I am currently doing an electronics project, and I've got mixed up in something quite simple... My project is composed of a motor (running on a max of 3V) and several circuits (eight, all of them exactly the same).

I have succeeded in operating a sample circuit using a 9V battery. Now, I am looking at how to connect everything (8 circuits and motor) together in parallel, so that they work at the same time using a 9V DC supply. However, I'm not sure what resistance I should put in series with the motor, to drop its voltage to 3V (so that I do not burn it!).

Help! Thanks!

Relevance

As I understand it, you have successfully tested the configuration

9v battery --> circuit --> motor --> back to battery

This implies that the circuit is using up at least 6V of the potential difference because the motor did not burn out. ;-)

The desired configuration is

9V battery --> 8 copies of same circuit in parallel --> resistor --> motor --> back to battery

and the goal is to keep the total resistance the same as in the first case so that the current through and voltage across the motor are limited to the successfully tested values.

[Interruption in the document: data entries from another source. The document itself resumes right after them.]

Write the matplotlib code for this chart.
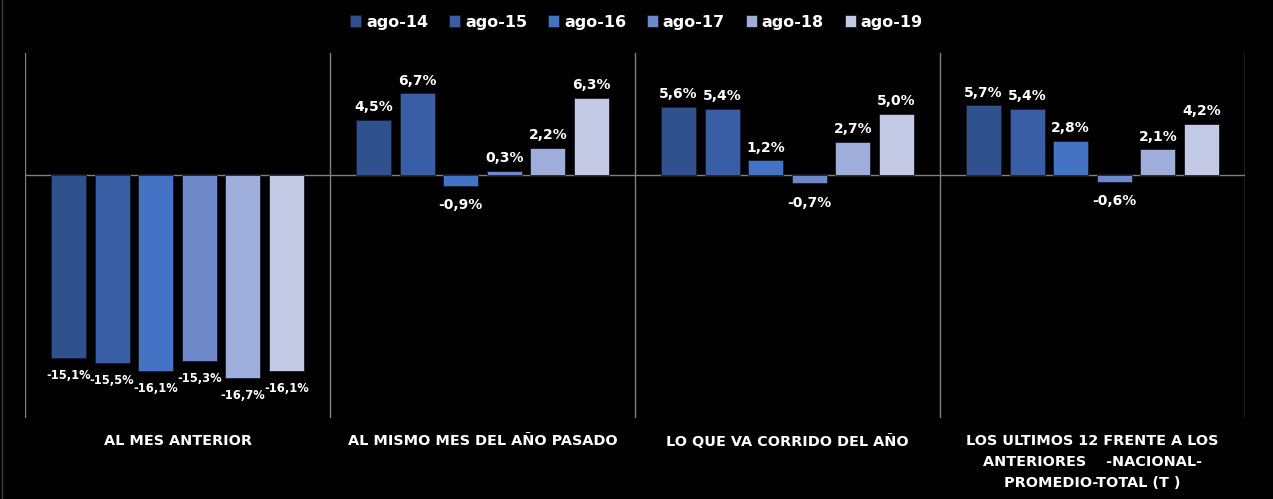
import matplotlib
matplotlib.use("Agg")
import matplotlib.pyplot as plt
import numpy as np

plt.rcParams["font.family"] = ["DejaVu Sans"]

categories = ["AL MES ANTERIOR", "AL MISMO MES DEL AÑO PASADO", "LO QUE VA CORRIDO DEL AÑO",
              "LOS ULTIMOS 12 FRENTE A LOS\nANTERIORES    -NACIONAL-\nPROMEDIO-TOTAL (T )"]
series_names = ["ago-14", "ago-15", "ago-16", "ago-17", "ago-18", "ago-19"]
ago14 = [-15.1, 4.5, 5.6, 5.7]
ago15 = [-15.5, 6.7, 5.4, 5.4]
ago16 = [-16.1, -0.9, 1.2, 2.8]
ago17 = [-15.3, 0.3, -0.7, -0.6]
ago18 = [-16.7, 2.2, 2.7, 2.1]
ago19 = [-16.1, 6.3, 5.0, 4.2]
series = [ago14, ago15, ago16, ago17, ago18, ago19]
colors = ["#2F528F", "#3A5EA6", "#4472C4", "#6E89CA", "#9EADDA", "#C3CAE6"]

W, H = 1273, 499
fig = plt.figure(figsize=(W / 100, H / 100), dpi=100, facecolor="black")
ax = fig.add_axes([25 / W, 1 - 418 / H, (1245 - 25) / W, (418 - 53) / H])
ax.set_facecolor("black")
ax.set_xlim(0, len(categories))
ax.set_ylim(-20, 10)

step = 0.143
bw = 0.115
for i, (name, vals, c) in enumerate(zip(series_names, series, colors)):
    x = np.arange(len(categories)) + 0.5 + (i - 2.5) * step
    ax.bar(x, vals, width=bw, color=c, edgecolor="#1a1a2a", linewidth=0.6, label=name, zorder=2)
    for xi, v in zip(x, vals):
        s = f"{v:.1f}%".replace(".", ",")
        if v >= 0:
            ax.annotate(s, (xi, v), xytext=(0, 4), textcoords="offset points",
                        ha="center", va="bottom", color="white", fontsize=10, fontweight="bold")
        elif v > -10:
            ax.annotate(s, (xi, v), xytext=(0, -9), textcoords="offset points",
                        ha="center", va="top", color="white", fontsize=10, fontweight="bold")
        else:
            ax.annotate(s, (xi, v), xytext=(0, -8), textcoords="offset points",
                        ha="center", va="top", color="white", fontsize=8.3, fontweight="bold")

ax.axhline(0, color="#808080", linewidth=1, zorder=1)
for b in range(len(categories) + 1):
    ax.axvline(b, color="#808080", linewidth=1, zorder=1)
for sp in ax.spines.values():
    sp.set_visible(False)
ax.set_xticks([])
ax.set_yticks([])

for k, cat in enumerate(categories):
    xf = (25 + (k + 0.5) * 305) / W
    fig.text(xf, 1 - 434 / H, cat, ha="center", va="top", color="white",
             fontsize=10.4, fontweight="bold", linespacing=1.64)

leg = fig.legend(loc="center", bbox_to_anchor=(0.5, 1 - 22 / H), ncol=6, frameon=False,
                 handlelength=0.7, handleheight=0.7, handletextpad=0.3, columnspacing=1.3,
                 prop={"weight": "bold", "size": 11.5})
for t in leg.get_texts():
    t.set_color("white")

fig.add_artist(plt.Line2D([1.5 / W, 1.5 / W], [0, 1], color="#404040", linewidth=1))

fig.savefig("out.png", dpi=100, facecolor="black")
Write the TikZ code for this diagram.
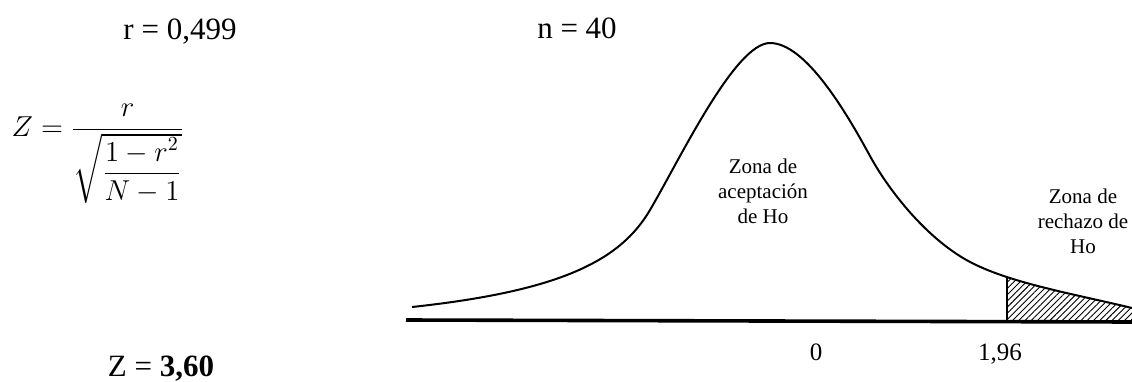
\documentclass[tikz,border=0pt]{standalone}
\usepackage{amsmath}
\usepackage{fontspec}
\setmainfont{Liberation Serif}
\usetikzlibrary{patterns.meta}
\tikzset{
  big/.style={font=\fontsize{15.5}{18}\selectfont, inner sep=0pt},
  zona/.style={font=\fontsize{10.5}{12.5}\selectfont, align=center, inner sep=0pt},
  tick/.style={font=\fontsize{12.5}{15}\selectfont, inner sep=0pt},
  curve/.style={line width=1pt},
  axis/.style={line width=1.8pt},
  tail/.style={pattern={Lines[angle=45,distance=2.2pt,line width=0.45pt]}},
}
% curva de la distribucion
\def\campana{(412,307) .. controls (560,291) and (620,261) .. (650,210)
  .. controls (680,159) and (735,43) .. (770,43)
  .. controls (805,43) and (845,110) .. (870,156)
  .. controls (888,189) and (923,234) .. (963,258)
  .. controls (1003,282) and (1070,293) .. (1132,308)}
\begin{document}
\begin{tikzpicture}[x=0.5pt,y=-0.5pt]
    \useasboundingbox (0,0) rectangle (1132,381);
    % datos
    \node[big,anchor=base] (rval) at (180,39) {r = 0,499};
    \node[big,anchor=base] (nval) at (577,38) {n = 40};
    \node[font=\fontsize{14.2}{17}\selectfont,inner sep=0pt] (zform) at (98,154)
      {$\displaystyle Z=\frac{r}{\sqrt{\dfrac{1-r^{2}}{N-1}}}$};
    \node[big,anchor=base] (zres) at (161,376) {Z = \textbf{3,60}};
    % zona de rechazo
    \begin{scope}
      \clip \campana -- (1132,330) -- (412,330) -- cycle;
      \fill[tail] (1007,200) rectangle (1132,321);
      \draw[line width=0.6pt] (1007,321) -- (1007,200);
    \end{scope}
    \draw[curve] \campana;
    \draw[axis] (406,320) -- (1132,322);
    % etiquetas
    \node[tick,anchor=base] (cero) at (816,360) {0};
    \node[tick,anchor=base] (crit) at (1000,360) {1,96};
    \node[zona] (acep) at (763,191) {Zona de\\aceptación\\de Ho};
    \node[zona] (rech) at (1083,221) {Zona de\\rechazo de\\Ho};
\end{tikzpicture}
\end{document}
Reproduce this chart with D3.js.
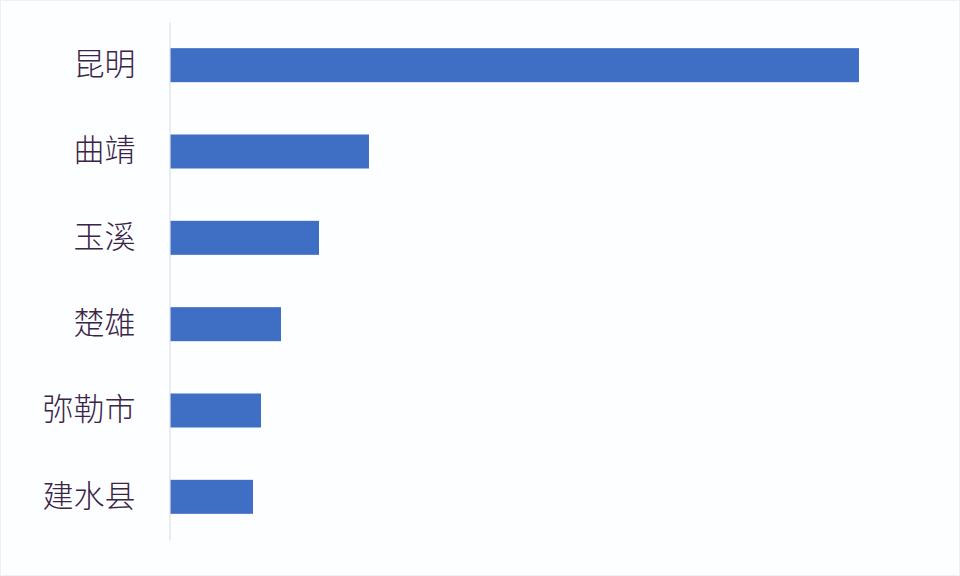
<!DOCTYPE html>
<html>
<head>
<meta charset="utf-8">
<script src="https://cdn.jsdelivr.net/npm/d3@7"></script>
<style>
  html, body { margin: 0; padding: 0; background: #fdfeff; }
  svg { display: block; }
</style>
</head>
<body>
<div id="container"></div>
<script>
// city names, top to bottom
const cities = ["昆明", "曲靖", "玉溪", "楚雄", "弥勒市", "建水县"];
// bar lengths (relative units)
const values = [689, 199, 149, 111, 91, 83];

const w = 960;
const h = 576;

const svg = d3.
select("#container").
append("svg").
attr("width", w).
attr("height", h);

// faint frame around the picture
svg.
append("rect").
attr("x", 0.5).
attr("y", 0.5).
attr("width", w - 1).
attr("height", h - 1).
attr("fill", "#fdfeff").
attr("stroke", "#eef0f3");

const xScale = d3.
scaleLinear().
domain([0, d3.max(values)]).
range([170, 859]);

const yScale = d3.
scaleBand().
domain(cities).
range([22, 540]).
paddingInner(0.606).
paddingOuter(0.303);

svg.
selectAll("rect.bar").
data(cities).
enter().
append("rect").
attr("class", "bar").
attr("x", xScale(0)).
attr("y", d => yScale(d)).
attr("width", (d, i) => xScale(values[i]) - xScale(0)).
attr("height", yScale.bandwidth()).
attr("fill", "#3f6fc5");

// category axis: no ticks, just the thin line and labels
const yAxis = d3.axisLeft(yScale).tickSize(0).tickPadding(34);

const gy = svg.
append("g").
attr("transform", `translate(${xScale(0) - 0.5}, 0)`).
call(yAxis);

gy.select(".domain").
attr("stroke", "#dde0e6").
attr("stroke-width", 1.2);

gy.selectAll("text").
attr("fill", "#3a2448").
style("font-family", "'Noto Sans CJK SC', sans-serif").
style("font-weight", "300").
style("font-size", "31px");
</script>
</body>
</html>
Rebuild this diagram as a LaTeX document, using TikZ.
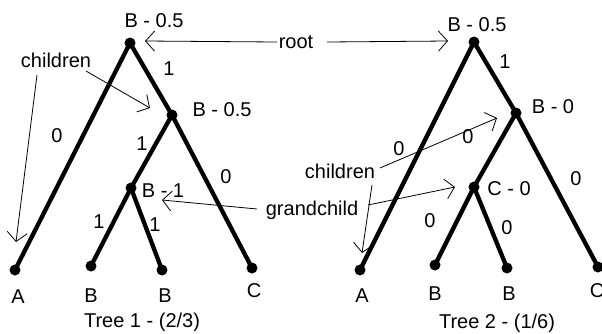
\documentclass[tikz,border=0pt]{standalone}
\usepackage{fontspec}
\setmainfont{Liberation Sans}
\usetikzlibrary{arrows.meta}
\begin{document}
\begin{tikzpicture}[x=1pt,y=-1pt,
  dot/.style={circle,fill=black,inner sep=0pt,minimum size=11pt},
  edge/.style={line width=4.3pt},
  lbl/.style={anchor=base,inner sep=0pt,font=\fontsize{20}{24}\selectfont},
  note/.style={line width=0.8pt,-{Straight Barb[length=9pt,width=20pt,line width=0.8pt]}}]
\useasboundingbox (0,0) rectangle (602,333);
% Tree 1
\node[dot] (r1) at (130,43) {};
\node[dot] (a1) at (172,115) {};
\node[dot] (b1) at (131,188) {};
\node[dot] (la1) at (15,270) {};
\node[dot] (lb1) at (91,266) {};
\node[dot] (lc1) at (162,270) {};
\node[dot] (ld1) at (252,268) {};
\draw[edge] (r1.center) -- (la1.center);
\draw[edge] (r1.center) -- (a1.center);
\draw[edge] (a1.center) -- (b1.center);
\draw[edge] (a1.center) -- (ld1.center);
\draw[edge] (b1.center) -- (lb1.center);
\draw[edge] (b1.center) -- (lc1.center);
\node[lbl] (t1r) at (154,27) {B - 0.5};
\node[lbl] (t1a) at (222,116) {B - 0.5};
\node[lbl] (t1b) at (163,197) {B - 1};
\node[lbl] (e1) at (169,75) {1};
\node[lbl] (e2) at (57,142) {0};
\node[lbl] (e3) at (142,150) {1};
\node[lbl] (e4) at (226,183) {0};
\node[lbl] (e5) at (99,228) {1};
\node[lbl] (e6) at (155,231) {1};
\node[lbl] (n1) at (18,303) {A};
\node[lbl] (n2) at (91,302) {B};
\node[lbl] (n3) at (165,302) {B};
\node[lbl] (n4) at (254,297) {C};
\node[lbl] (cap1) at (142,327) {Tree 1 - (2/3)};
% Tree 2
\node[dot] (r2) at (474,42) {};
\node[dot] (a2) at (516,113) {};
\node[dot] (b2) at (474,187) {};
\node[dot] (la2) at (360,270) {};
\node[dot] (lb2) at (435,265) {};
\node[dot] (lc2) at (507,268) {};
\node[dot] (ld2) at (598,267) {};
\draw[edge] (r2.center) -- (la2.center);
\draw[edge] (r2.center) -- (a2.center);
\draw[edge] (a2.center) -- (b2.center);
\draw[edge] (a2.center) -- (ld2.center);
\draw[edge] (b2.center) -- (lb2.center);
\draw[edge] (b2.center) -- (lc2.center);
\node[lbl] (t2r) at (477,31) {B - 0.5};
\node[lbl] (t2a) at (553,113) {B - 0};
\node[lbl] (t2b) at (509,195) {C - 0};
\node[lbl] (f1) at (505,68) {1};
\node[lbl] (f2) at (399,155) {0};
\node[lbl] (f3) at (468,143) {0};
\node[lbl] (f4) at (576,185) {0};
\node[lbl] (f5) at (430,227) {0};
\node[lbl] (f6) at (507,234) {0};
\node[lbl] (m1) at (362,302) {A};
\node[lbl] (m2) at (435,300) {B};
\node[lbl] (m3) at (509,300) {B};
\node[lbl] (m4) at (597,297) {C};
\node[lbl] (cap2) at (497,328) {Tree 2 - (1/6)};
% annotations
\node[lbl] (root) at (296,48) {root};
\node[lbl] (ch1) at (56,67) {children};
\node[lbl] (gc) at (312,215) {grandchild};
\node[lbl] (ch2) at (340,178) {children};
\coordinate (rl0) at (277,42); \coordinate (rl1) at (145,41);
\coordinate (rr0) at (327,42); \coordinate (rr1) at (448,41);
\coordinate (c1a0) at (86,71); \coordinate (c1a1) at (150,108);
\coordinate (c1b0) at (37,75); \coordinate (c1b1) at (16,242);
\coordinate (gl0) at (257,209); \coordinate (gl1) at (162,200);
\coordinate (gr0) at (368,205); \coordinate (gr1) at (455,187);
\coordinate (c2a0) at (380,168); \coordinate (c2a1) at (497,118);
\coordinate (c2b0) at (372,185); \coordinate (c2b1) at (362,253);
\draw[note] (rl0) -- (rl1);
\draw[note] (rr0) -- (rr1);
\draw[note] (c1a0) -- (c1a1);
\draw[note] (c1b0) -- (c1b1);
\draw[note] (gl0) -- (gl1);
\draw[note] (gr0) -- (gr1);
\draw[note] (c2a0) -- (c2a1);
\draw[note] (c2b0) -- (c2b1);
\end{tikzpicture}
\end{document}
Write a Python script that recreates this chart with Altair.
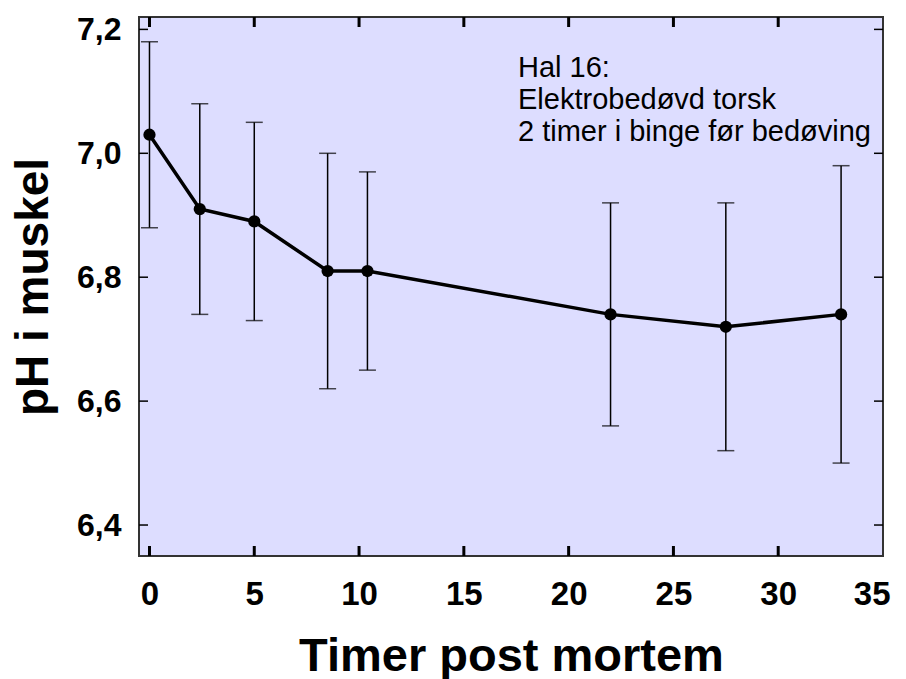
import altair as alt
import pandas as pd

# Data
hours = [0, 2.4, 5, 8.5, 10.4, 22, 27.5, 33]
ph_mean = [7.03, 6.91, 6.89, 6.81, 6.81, 6.74, 6.72, 6.74]
ph_low = [6.88, 6.74, 6.73, 6.62, 6.65, 6.56, 6.52, 6.50]
ph_high = [7.18, 7.08, 7.05, 7.00, 6.97, 6.92, 6.92, 6.98]

x_ticks = [0, 5, 10, 15, 20, 25, 30, 35]
y_ticks = [6.4, 6.6, 6.8, 7.0, 7.2]
annotation = ["Hal 16:", "Elektrobedøvd torsk", "2 timer i binge før bedøving"]

x_title = "Timer post mortem"
y_title = "pH i muskel"

W, H = 744, 539
FONT = "Liberation Sans"

df = pd.DataFrame({"t": hours, "ph": ph_mean, "lo": ph_low, "hi": ph_high})
xt = pd.DataFrame({"t": [v for v in x_ticks if v < 35]})
yt = pd.DataFrame({"ph": y_ticks})
note = pd.DataFrame({"note": ["\n".join(annotation)]})

xscale = alt.Scale(domain=[-0.5, 35], nice=False, zero=False)
yscale = alt.Scale(domain=[6.35, 7.22], nice=False, zero=False)

xaxis = alt.Axis(
    values=x_ticks, title=x_title, grid=False, domain=False, ticks=False, tickSize=0,
    labelFont=FONT, labelFontSize=33, labelFontWeight="bold", labelColor="black",
    labelBaseline="alphabetic", labelPadding=48,
    labelFlush=True, labelFlushOffset=7,
    titleFont=FONT, titleFontSize=47, titleFontWeight="bold", titleColor="black",
    titleBaseline="alphabetic", titleY=114,
)
yaxis = alt.Axis(
    values=y_ticks, title=y_title, grid=False, domain=False, ticks=False, tickSize=0,
    labelExpr="replace(format(datum.value, '.1f'), '.', ',')",
    labelFont=FONT, labelFontSize=32, labelFontWeight="bold", labelColor="black",
    labelPadding=18, labelBaseline="middle", labelFlush=False,
    titleFont=FONT, titleFontSize=46, titleFontWeight="bold", titleColor="black",
    titleAngle=270, titleBaseline="alphabetic", titleAlign="center",
    titleX=-92, titleY=H / 2,
)

base = alt.Chart(df)

bars = base.mark_rule(color="black", strokeWidth=1.5).encode(
    x=alt.X("t:Q", scale=xscale, axis=xaxis),
    y=alt.Y("lo:Q", scale=yscale, axis=yaxis),
    y2="hi:Q",
)
cap_hi = base.mark_tick(color="black", orient="horizontal", size=17, thickness=1.5).encode(
    x=alt.X("t:Q", scale=xscale), y=alt.Y("hi:Q", scale=yscale)
)
cap_lo = base.mark_tick(color="black", orient="horizontal", size=17, thickness=1.5).encode(
    x=alt.X("t:Q", scale=xscale), y=alt.Y("lo:Q", scale=yscale)
)
line = base.mark_line(color="black", strokeWidth=3.5).encode(
    x=alt.X("t:Q", scale=xscale), y=alt.Y("ph:Q", scale=yscale)
)
pts = base.mark_point(filled=True, color="black", size=150, opacity=1).encode(
    x=alt.X("t:Q", scale=xscale), y=alt.Y("ph:Q", scale=yscale)
)

xt_bot = alt.Chart(xt).mark_rule(color="black", strokeWidth=3).encode(
    x=alt.X("t:Q", scale=xscale), y=alt.value(H), y2=alt.value(H - 10)
)
xt_top = alt.Chart(xt).mark_rule(color="black", strokeWidth=3).encode(
    x=alt.X("t:Q", scale=xscale), y=alt.value(0), y2=alt.value(10)
)
yt_left = alt.Chart(yt).mark_rule(color="black", strokeWidth=1.5).encode(
    y=alt.Y("ph:Q", scale=yscale), x=alt.value(0), x2=alt.value(9)
)
yt_right = alt.Chart(yt).mark_rule(color="black", strokeWidth=1.5).encode(
    y=alt.Y("ph:Q", scale=yscale), x=alt.value(W), x2=alt.value(W - 9)
)

txt = alt.Chart(note).mark_text(
    align="left", baseline="alphabetic", lineBreak="\n", lineHeight=32,
    font=FONT, fontSize=29, color="black",
).encode(text="note:N", x=alt.value(379), y=alt.value(60))

chart = alt.layer(
    bars, cap_hi, cap_lo, line, pts, xt_bot, xt_top, yt_left, yt_right, txt
).properties(
    width=W, height=H,
    autosize=alt.AutoSizeParams(type="none"),
    padding={"left": 131, "top": 9, "right": 15, "bottom": 123},
    background="white",
).configure_view(
    fill="#DDDDFF", stroke="#333333", strokeWidth=2
)

chart.save("out.html", embed_options={"renderer": "svg", "actions": False})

Unfortunately you haven't given enough information to answer this question. Fundamentally, the circuit resistance has dropped to 1/8 of its value, so the resistor has to equal 7/8 of the resistance of a single copy of the circuit. We know that this is twice as much as the resistance of the motor, but we don't have actual values for either. If you measure the current flowing through the motor in the single-circuit configuration, you can determine the overall resistance and hence the value of the resistor required.

• Because of the variable current draw of a motor, you will need to use a voltage regulator. As the motor starts the current is high and then it will drop as the motor reaches full speed. Under load more current will be required etc. Use a voltage regulator for the maximum current required by 8 motors to give 3 volts from a 9V battery.

• Since the motor current varies with the load applied on its shaft, use a voltage regulator IC like LM317. You can set the required voltage by adding a few components. This will give a constant voltage to the motor, irrespective of the load and you need not worry about the motor being burnt.

• If you're talking powering everything from a 9 vdc battery, then I'd suggest you not try it. The current drain would probably empty the 9 v batt rather quickly.

Why not use a separate pair of d-cells (in series) for the motor?